We mustn't forget DynCorp--which likely participated in the bombing/raid on Ecuador in 2008, where 500 lb U.S. "smart bombs" were dropped on the FARC's hostage and peace negotiator, Raul Reyes (likely intended to end all those hostage releases and Reyes' effort to negotiate a peaceful end to Colombia's 70+ year civil war). 25 sleeping people were blown to bits. I hadn't thought of DynCorp as being like Blackwater--but, when you think about it, of course they are. Their relationship with the Pentagon is perhaps more formal and involves administrative work as well as providing plane, pilot and bombs for dirty ops (and who knows what else? the "miracle laptops"?). DynCorp was running the U.S. base in Ecuador. The new leftist president kicked the U.S. military out of Ecuador, and thus DynCorp ended up in Colombia, where the Pentagon now has use of at least 7 military bases. In any case, that's what they are--mercenaries--just like Blackwater.
Note that Scahill is speaking, in 2008, of
future Blackwater intentions in Latin America.
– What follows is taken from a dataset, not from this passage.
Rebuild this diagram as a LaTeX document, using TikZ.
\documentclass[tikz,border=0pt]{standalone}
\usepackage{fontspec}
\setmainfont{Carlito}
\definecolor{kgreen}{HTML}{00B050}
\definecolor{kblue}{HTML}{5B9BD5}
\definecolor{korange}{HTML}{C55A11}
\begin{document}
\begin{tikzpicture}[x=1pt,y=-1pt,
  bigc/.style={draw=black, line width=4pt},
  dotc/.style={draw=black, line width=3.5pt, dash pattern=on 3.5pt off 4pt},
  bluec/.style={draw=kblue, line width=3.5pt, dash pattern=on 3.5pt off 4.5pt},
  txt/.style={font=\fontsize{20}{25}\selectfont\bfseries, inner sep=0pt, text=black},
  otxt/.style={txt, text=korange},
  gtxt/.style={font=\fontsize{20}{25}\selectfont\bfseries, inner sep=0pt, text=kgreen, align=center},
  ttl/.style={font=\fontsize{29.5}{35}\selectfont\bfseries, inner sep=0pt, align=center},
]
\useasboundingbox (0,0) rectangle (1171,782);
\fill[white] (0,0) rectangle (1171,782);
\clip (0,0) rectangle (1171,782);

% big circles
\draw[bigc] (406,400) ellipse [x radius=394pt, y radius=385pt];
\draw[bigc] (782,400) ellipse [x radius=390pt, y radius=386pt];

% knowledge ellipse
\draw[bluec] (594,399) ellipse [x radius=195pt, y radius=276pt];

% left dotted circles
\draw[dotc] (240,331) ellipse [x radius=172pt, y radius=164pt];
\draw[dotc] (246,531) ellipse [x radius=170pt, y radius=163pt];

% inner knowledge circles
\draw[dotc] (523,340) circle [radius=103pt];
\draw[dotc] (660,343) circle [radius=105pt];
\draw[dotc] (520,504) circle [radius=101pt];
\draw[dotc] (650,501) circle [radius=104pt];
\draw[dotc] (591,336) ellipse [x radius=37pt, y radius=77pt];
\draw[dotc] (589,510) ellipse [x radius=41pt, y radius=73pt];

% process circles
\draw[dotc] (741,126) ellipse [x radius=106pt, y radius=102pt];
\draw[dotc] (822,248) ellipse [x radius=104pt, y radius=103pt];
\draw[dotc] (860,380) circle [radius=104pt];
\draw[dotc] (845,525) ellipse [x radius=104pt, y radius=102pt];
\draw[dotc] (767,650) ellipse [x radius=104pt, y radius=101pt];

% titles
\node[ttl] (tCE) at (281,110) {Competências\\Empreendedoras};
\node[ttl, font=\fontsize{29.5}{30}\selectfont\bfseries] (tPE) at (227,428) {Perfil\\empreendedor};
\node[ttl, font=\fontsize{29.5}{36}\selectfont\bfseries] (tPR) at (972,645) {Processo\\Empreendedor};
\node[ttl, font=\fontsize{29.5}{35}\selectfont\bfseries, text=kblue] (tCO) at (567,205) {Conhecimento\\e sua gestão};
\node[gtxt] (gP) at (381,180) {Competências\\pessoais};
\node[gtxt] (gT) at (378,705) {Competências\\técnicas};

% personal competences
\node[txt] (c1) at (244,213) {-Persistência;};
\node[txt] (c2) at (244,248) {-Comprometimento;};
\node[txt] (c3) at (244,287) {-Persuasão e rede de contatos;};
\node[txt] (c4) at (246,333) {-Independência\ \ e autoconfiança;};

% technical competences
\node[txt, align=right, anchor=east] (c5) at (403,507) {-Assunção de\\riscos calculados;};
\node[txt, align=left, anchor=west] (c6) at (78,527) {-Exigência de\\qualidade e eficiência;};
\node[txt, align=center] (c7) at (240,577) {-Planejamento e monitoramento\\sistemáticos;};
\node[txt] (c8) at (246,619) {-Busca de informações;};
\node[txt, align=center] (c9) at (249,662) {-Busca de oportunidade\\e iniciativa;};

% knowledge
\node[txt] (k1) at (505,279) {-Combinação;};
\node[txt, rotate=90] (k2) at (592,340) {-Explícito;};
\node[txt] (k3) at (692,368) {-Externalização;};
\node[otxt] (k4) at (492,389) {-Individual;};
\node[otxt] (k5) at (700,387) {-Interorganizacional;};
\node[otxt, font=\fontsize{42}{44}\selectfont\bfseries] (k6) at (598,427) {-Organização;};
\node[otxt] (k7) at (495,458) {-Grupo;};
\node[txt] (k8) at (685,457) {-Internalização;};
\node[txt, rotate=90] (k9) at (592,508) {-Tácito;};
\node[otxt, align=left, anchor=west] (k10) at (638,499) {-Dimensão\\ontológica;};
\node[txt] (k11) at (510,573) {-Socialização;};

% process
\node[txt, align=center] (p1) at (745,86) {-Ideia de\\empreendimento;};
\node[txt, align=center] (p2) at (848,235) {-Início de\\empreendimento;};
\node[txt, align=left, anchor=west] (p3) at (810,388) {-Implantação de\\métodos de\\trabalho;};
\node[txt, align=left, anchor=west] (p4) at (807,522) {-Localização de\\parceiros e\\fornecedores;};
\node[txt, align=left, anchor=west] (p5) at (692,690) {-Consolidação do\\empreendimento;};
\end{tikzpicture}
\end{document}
I think they were in operation in Colombia a lot earlier than that.
Clearly, the corrupt, failed, murderous U.S. "war on drugs" is a war profiteers' boondoggle--their fallback for weathering the ups and downs of the Forever War in the Middle East. And we are beginning to see that the two are related, not only as gravy trains, but also as to training assassination teams and so on. And "Free trade for the rich," in a region that has seen a huge leftist democracy movement, can't proceed without continued assassinations of trade unionists and other advocates of the poor--as we have seen in Colombia and Honduras.
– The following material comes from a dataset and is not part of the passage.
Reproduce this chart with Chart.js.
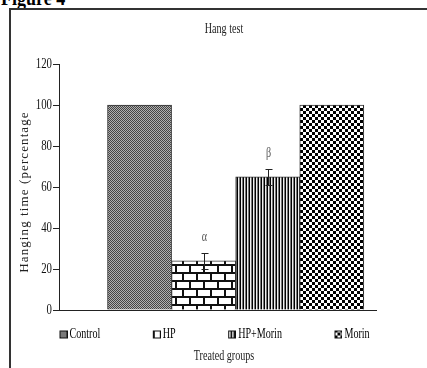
<!DOCTYPE html>
<html><head><meta charset="utf-8">
<script src="https://cdn.jsdelivr.net/npm/chart.js@4.4.1/dist/chart.umd.min.js"></script>
<style>
html,body{margin:0;padding:0;width:427px;height:368px;overflow:hidden;background:#fff;}
#fig{position:absolute;left:1px;top:-13px;font:bold 22px "Liberation Serif",serif;line-height:22px;transform:scaleX(0.82);transform-origin:0 0;white-space:nowrap;color:#000;}
#frame{position:absolute;left:9px;top:8px;width:520px;height:420px;border-left:2px solid #333;border-top:2px solid #333;}
#wrap{position:absolute;left:0;top:0;width:441px;height:368px;}
</style></head><body>
<div id="fig">Figure 4</div>
<div id="frame"></div>
<div id="wrap"><canvas id="c" width="441" height="368"></canvas></div>
<script>
// ---- data ----
const groups   = ['Control', 'HP', 'HP+Morin', 'Morin'];
const hangPct  = [100, 24, 65, 100];
const hangErr  = [0, 4, 4, 0];
const sigMarks = ['', 'α', 'β', ''];
const yMin = 0, yMax = 120, yStep = 20;
const titleText  = 'Hang test';
const yTitleText = 'Hanging time (percentage';
const xTitleText = 'Treated groups';

// ---- condensed text rendering (reference text is horizontally compressed) ----
const canvas = document.getElementById('c');
const ctx = canvas.getContext('2d');
const SQ = 0.72, SQ_ROT = 0.95;
const P = CanvasRenderingContext2D.prototype;
ctx.fillText = function (t, x, y) {
  const rot = Math.abs(this.getTransform().b) > 0.5;
  this.save();
  this.translate(x, y);
  if (rot) this.scale(1, SQ_ROT); else this.scale(SQ, 1);
  P.fillText.call(this, t, 0, 0);
  this.restore();
};
ctx.measureText = function (t) {
  const m = P.measureText.call(this, t);
  const f = Math.abs(this.getTransform().b) > 0.5 ? 1 : SQ;
  return {
    width: m.width * f,
    actualBoundingBoxLeft: m.actualBoundingBoxLeft * f,
    actualBoundingBoxRight: m.actualBoundingBoxRight * f,
    actualBoundingBoxAscent: m.actualBoundingBoxAscent,
    actualBoundingBoxDescent: m.actualBoundingBoxDescent,
    fontBoundingBoxAscent: m.fontBoundingBoxAscent,
    fontBoundingBoxDescent: m.fontBoundingBoxDescent
  };
};

// ---- fill patterns ----
function makeTile(w, h, draw) {
  const c = document.createElement('canvas'); c.width = w; c.height = h;
  draw(c.getContext('2d')); return c;
}
const tiles = [
  makeTile(2, 2, g => { g.fillStyle = '#b0b0b0'; g.fillRect(0, 0, 2, 2); g.fillStyle = '#444'; g.fillRect(0, 0, 1, 1); g.fillRect(1, 1, 1, 1); }),
  makeTile(14, 16, g => { g.fillStyle = '#fff'; g.fillRect(0, 0, 14, 16); g.fillStyle = '#111';
    g.fillRect(0, 0, 14, 2); g.fillRect(0, 8, 14, 2); g.fillRect(0, 0, 2, 8); g.fillRect(7, 8, 2, 8); }),
  makeTile(3, 1, g => { g.fillStyle = '#eee'; g.fillRect(0, 0, 3, 1); g.fillStyle = '#000'; g.fillRect(0, 0, 1, 1); g.fillStyle = '#777'; g.fillRect(2, 0, 1, 1); }),
  makeTile(6, 6, g => { g.fillStyle = '#fff'; g.fillRect(0, 0, 6, 6); g.fillStyle = '#000'; g.fillRect(0, 0, 3, 3); g.fillRect(3, 3, 3, 3); })
];
const patterns = tiles.map(t => ctx.createPattern(t, 'repeat'));

// legend icons: transparent lead-in with the patterned square at the right end
const ICON_W = 50, ICON_H = 10;
const legendIcons = tiles.map(t => makeTile(ICON_W, ICON_H, g => {
  g.fillStyle = g.createPattern(t, 'repeat');
  g.fillRect(ICON_W - 8, 1, 8, 8);
  g.strokeStyle = '#111'; g.lineWidth = 1;
  g.strokeRect(ICON_W - 7.5, 1.5, 7, 7);
}));

// ---- plugins ----
const yTitleSpacing = {
  id: 'yTitleSpacing',
  beforeDraw(chart) {
    const s = chart.scales.y;
    if (!s.__patched) {
      const orig = s.drawTitle;
      s.drawTitle = function () {
        const c = this.ctx; c.save(); c.letterSpacing = '1.1px'; c.translate(0, 5);
        orig.call(this); c.restore();
      };
      s.__patched = true;
    }
  }
};
const errorBars = {
  id: 'errorBars',
  afterDatasetsDraw(chart) {
    const c = chart.ctx, x = chart.scales.x, y = chart.scales.y;
    c.save();
    c.strokeStyle = '#222'; c.lineWidth = 1;
    groups.forEach((g, i) => {
      const v = hangPct[i], e = hangErr[i];
      const cx = Math.round(x.getPixelForValue(i + 1)) + 0.5;
      if (e > 0) {
        const yt = Math.round(y.getPixelForValue(v + e)) + 0.5;
        const yb = Math.round(y.getPixelForValue(v - e)) + 0.5;
        c.beginPath();
        c.moveTo(cx, yt); c.lineTo(cx, yb);
        c.moveTo(cx - 3, yt); c.lineTo(cx + 4, yt);
        c.moveTo(cx - 3, yb); c.lineTo(cx + 4, yb);
        c.stroke();
      }
      if (sigMarks[i]) {
        c.fillStyle = '#555';
        c.font = '14px "Liberation Serif", serif';
        c.textAlign = 'center'; c.textBaseline = 'middle';
        c.fillText(sigMarks[i], cx, y.getPixelForValue(v + e) - 15);
      }
    });
    c.restore();
  }
};

Chart.defaults.font.family = '"Liberation Serif", "Times New Roman", serif';
Chart.defaults.color = '#222';

new Chart(canvas, {
  type: 'bar',
  data: {
    datasets: groups.map((g, i) => ({
      label: g,
      data: [{ x: i + 1, y: hangPct[i] }],
      backgroundColor: patterns[i],
      borderColor: '#333',
      borderWidth: 1,
      barPercentage: 1,
      categoryPercentage: 1
    }))
  },
  options: {
    responsive: false,
    animation: false,
    layout: { padding: { left: 7, right: 0, top: 0, bottom: 0 } },
    scales: {
      x: {
        type: 'linear', min: -0.257, max: 4.69, stacked: true, offset: false,
        ticks: { display: false },
        grid: { display: false, offset: false },
        border: { display: true, color: '#222', width: 1 },
        afterBuildTicks: s => { s.ticks = groups.map((g, i) => ({ value: i + 1 })); },
        afterFit: s => { s.height = 2; }
      },
      y: {
        min: yMin, max: yMax, stacked: true,
        ticks: { stepSize: yStep, color: '#111', font: { size: 15 }, padding: 1 },
        grid: { display: true, drawOnChartArea: false, drawTicks: true, tickLength: 6, color: '#222' },
        border: { display: true, color: '#222', width: 1 },
        title: { display: true, text: yTitleText, color: '#222', font: { size: 13 }, padding: { top: 10.2, bottom: 0 } },
        afterFit: s => { s.width = 52; }
      },
      yR: {
        position: 'right', display: true,
        ticks: { display: false }, grid: { display: false }, border: { display: false },
        afterFit: s => { s.width = 65; }
      }
    },
    plugins: {
      title: { display: true, text: titleText, color: '#222', font: { size: 14, weight: 'normal' }, padding: { top: 21, bottom: 26.2 } },
      subtitle: { display: true, position: 'bottom', text: xTitleText, color: '#222', font: { size: 14 }, padding: { top: 0, bottom: 3.7 } },
      legend: {
        display: true, position: 'bottom', align: 'start', maxHeight: 35.5,
        labels: {
          usePointStyle: true, pointStyleWidth: 40, padding: 15.5,
          color: '#222', font: { size: 14 },
          generateLabels: () => groups.map((g, i) => ({
            text: g, pointStyle: legendIcons[i], datasetIndex: i,
            fillStyle: 'transparent', strokeStyle: 'transparent', lineWidth: 0, hidden: false
          }))
        }
      },
      tooltip: { enabled: false }
    }
  },
  plugins: [yTitleSpacing, errorBars]
});
</script>
</body></html>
"War on drugs" = "counter-insurgency." I remember when the Bush Junta linked the "war on drugs" billions for Latin America, to the "war on terror." Thus, U.S. taxpayers end up paying for Colombians to kill Colombians, in their 70 year civil war, and the drugs just keep on flowing.
Mexico! All that carnage! Is Blackwater there? Are they doing to Mexico what they did to Iraq--pitting tribe against tribe, causing general mayhem?
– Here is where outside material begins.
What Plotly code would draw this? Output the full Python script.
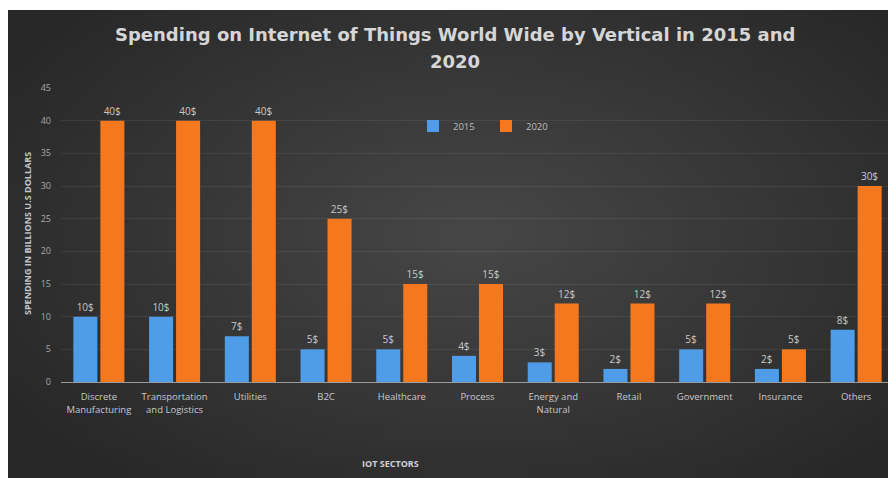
import base64
import math
import struct
import zlib

import plotly.graph_objects as go

categories = ["Discrete<br>Manufacturing", "Transportation<br>and Logistics", "Utilities", "B2C",
              "Healthcare", "Process", "Energy and<br>Natural", "Retail", "Government",
              "Insurance", "Others"]
values_2015 = [10, 10, 7, 5, 5, 4, 3, 2, 5, 2, 8]
values_2020 = [40, 40, 40, 25, 15, 15, 12, 12, 12, 5, 30]
labels_2015 = [f"{v}$" for v in values_2015]
labels_2020 = [f"{v}$" for v in values_2020]
y_ticks = [0, 5, 10, 15, 20, 25, 30, 35, 40, 45]

# page body has an 8px margin, so the figure is drawn offset by 8px
OFF = 8
W, H = 896 - OFF, 478 - OFF
L, R, T, B = 53, 2, 80, 96
pw, ph = W - L - R, H - T - B


def px_x(p):  # window pixel -> paper x
    return (p - OFF - L) / pw


def px_y(p):  # window pixel -> paper y
    return (H - B - (p - OFF)) / ph


def gradient_png(w=96, h=52):
    cx, cy = 0.52 * w, 0.47 * h
    rows = b""
    for j in range(h):
        row = bytearray([0])
        for i in range(w):
            r = math.sqrt(((i - cx) / (0.62 * w)) ** 2 + ((j - cy) / (0.68 * h)) ** 2)
            r = min(1.0, r)
            v = int(round(0x47 - (0x47 - 0x28) * r))
            row.append(v)
        rows += bytes(row)

    def chunk(tag, data):
        c = struct.pack(">I", len(data)) + tag + data
        return c + struct.pack(">I", zlib.crc32(tag + data) & 0xFFFFFFFF)

    png = b"\x89PNG\r\n\x1a\n"
    png += chunk(b"IHDR", struct.pack(">IIBBBBB", w, h, 8, 0, 0, 0, 0))
    png += chunk(b"IDAT", zlib.compress(rows))
    png += chunk(b"IEND", b"")
    return "data:image/png;base64," + base64.b64encode(png).decode()


fig = go.Figure()
fig.add_trace(go.Bar(name="2015", x=categories, y=values_2015, text=labels_2015,
                     textposition="outside", marker=dict(color="#4f9de8", line=dict(width=0)),
                     textfont=dict(color="#c8c8c8", size=10), cliponaxis=False))
fig.add_trace(go.Bar(name="2020", x=categories, y=values_2020, text=labels_2020,
                     textposition="outside", marker=dict(color="#f5781e", line=dict(width=0)),
                     textfont=dict(color="#c8c8c8", size=10), cliponaxis=False))

fig.update_layout(
    width=W, height=H,
    margin=dict(l=L, r=R, t=T, b=B, autoexpand=False),
    paper_bgcolor="#333333",
    plot_bgcolor="rgba(0,0,0,0)",
    barmode="group", bargap=0.287, bargroupgap=0.11,
    font=dict(family="Open Sans, sans-serif", color="#bdbdbd", size=9),
    showlegend=True,
    legend=dict(orientation="h", x=px_x(413), y=px_y(126), xanchor="left", yanchor="middle",
                font=dict(size=9.5, color="#bdbdbd"), bgcolor="rgba(0,0,0,0)",
                entrywidth=28, entrywidthmode="pixels", itemwidth=30, tracegroupgap=0),
    xaxis=dict(tickfont=dict(size=9.5, color="#c8c8c8"), showgrid=False, showline=True,
               linecolor="#9a9a9a", linewidth=1, ticks="", automargin=False,
               ticklabelstandoff=6),
    yaxis=dict(range=[0, 45], tickvals=y_ticks, tickfont=dict(size=9, color="#a8a8a8"),
               showgrid=True, gridcolor="rgba(255,255,255,0.07)", gridwidth=1, zeroline=False,
               ticks="", ticklabelstandoff=9, automargin=False),
    images=[dict(source=gradient_png(), xref="paper", yref="paper",
                 x=-L / pw, y=1 + T / ph, sizex=W / pw, sizey=H / ph,
                 xanchor="left", yanchor="top", sizing="stretch", layer="below")],
    shapes=[
        dict(type="rect", xref="paper", yref="paper", x0=px_x(0), x1=px_x(900),
             y0=px_y(10), y1=px_y(0), fillcolor="white", line=dict(width=0), layer="above"),
    ],
    annotations=[
        dict(text="<b>Spending on Internet of Things World Wide by Vertical in 2015 and</b>",
             xref="paper", yref="paper", x=px_x(455), y=px_y(35), showarrow=False,
             xanchor="center", yanchor="middle",
             font=dict(family="DejaVu Sans, sans-serif", size=18, color="#d6d6d6")),
        dict(text="<b>2020</b>",
             xref="paper", yref="paper", x=px_x(455), y=px_y(61), showarrow=False,
             xanchor="center", yanchor="middle",
             font=dict(family="DejaVu Sans, sans-serif", size=18, color="#d6d6d6")),
        dict(text="<b>SPENDING IN BILLIONS U.S DOLLARS</b>", xref="paper", yref="paper",
             x=px_x(27), y=px_y(234), showarrow=False, textangle=-90,
             xanchor="center", yanchor="middle", font=dict(size=9, color="#c4c4c4")),
        dict(text="<b>IOT SECTORS</b>", xref="paper", yref="paper", x=px_x(390), y=px_y(463),
             showarrow=False, xanchor="center", yanchor="middle",
             font=dict(size=9, color="#d0d0d0")),
    ],
)

fig.write_html("out.html")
Colombia, Mexico, Chile, Honduras, El Salvador, Peru! Wow! I had no idea of the number of Latin American countries that Blackwater has been operating in, or intends to operate in. Blackwater and similar firms. Hm. I'm wondering about those Irish and Eastern European thugs who intended to assassinate Morales in Bolivia. I'm wondering about Chiquita in Colombia as well, and the death squads they hired to murder the trade unionists on Chiquita farms. (The scandal that AG Eric Holder was involved in, as Chiquita's lawyer.)
The viciousness of this plan is striking--Blackwater and other such assassins and thugs hiring out to private multinational corporations all over Latin America, in anticipation of more U.S. "free trade for the rich."
Well, we'd better get to work on getting rid of those 'TRADE SECRET' voting machines. With this Puke Congress, I fear that U.S. depravity is going to get worse before it gets better.